8/10
Thinking Man's Western
3 September 2010
Warning: Spoilers
A bit of research provides this humbling realization--the most improbable parts of this film are the ones based upon reality. The wrongly-accused Marlow brothers DID resist a lynch mob and an ambush assisted by their guards, and in the end, the survivors found legal vindication.

A sheriff and his deputy wait at the station for the expected arrival of a brother with a bad reputation. Instead, an obvious hired gun arrives, about whom they worry, about whom they do... nothing. John Wayne, eldest and most formidable of the Elder brothers, comes in the back way and even attends his late mother's funeral at a safe distance. One of the most interesting aspects to this film is Wayne's character's repeated refusals to fall into ambush, to do the stupid thing.

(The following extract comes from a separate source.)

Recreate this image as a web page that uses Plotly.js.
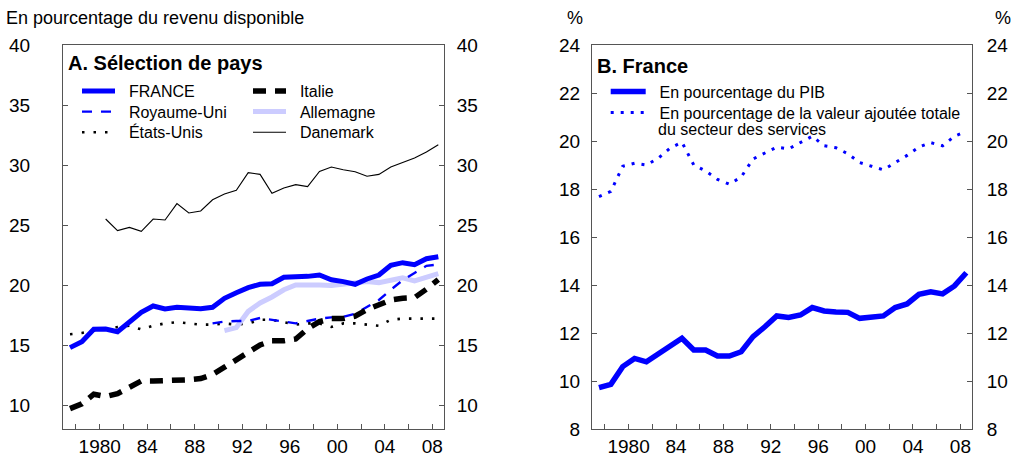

Their parents are dead, the family impoverished, the scent of fish slowly rises as Wayne, particularly, but also Martin and a VERY strong cast of supporting actors gradually unspool the plot. A hired gun... an ambitious gunsmith and his son, even in his early days, Dennis Hopper did edgy and creepy with a master's abilities. Who ARE the good guys? The Director is honest enough to let the viewer go with his impulses to trust the Brothers--rightly, as it turns out.

George Kennedy makes a creepy, convincing heavy, one with a psychopath's utter lack of concern for legality and a sadist's delight in inflicting pain. There are few scenes to rival his gleeful torturing of an inoffensive undertaker interrupted when he looks up to receive Wayne's pick handle in his face. Seldom is a steaming dish of come-uppance so satisfactorily served.

The growing and utter hopelessness of the brothers' cause manifests itself with conviction. The villainy of the scheming antagonist grows more and more manifest until he murders his own son without any particular sign of remorse. There is an intensity here that rewards the careful watcher, there is a breadth to this film worth a bit of slow pacing in the second half.

On the whole, a convincingly superior effort.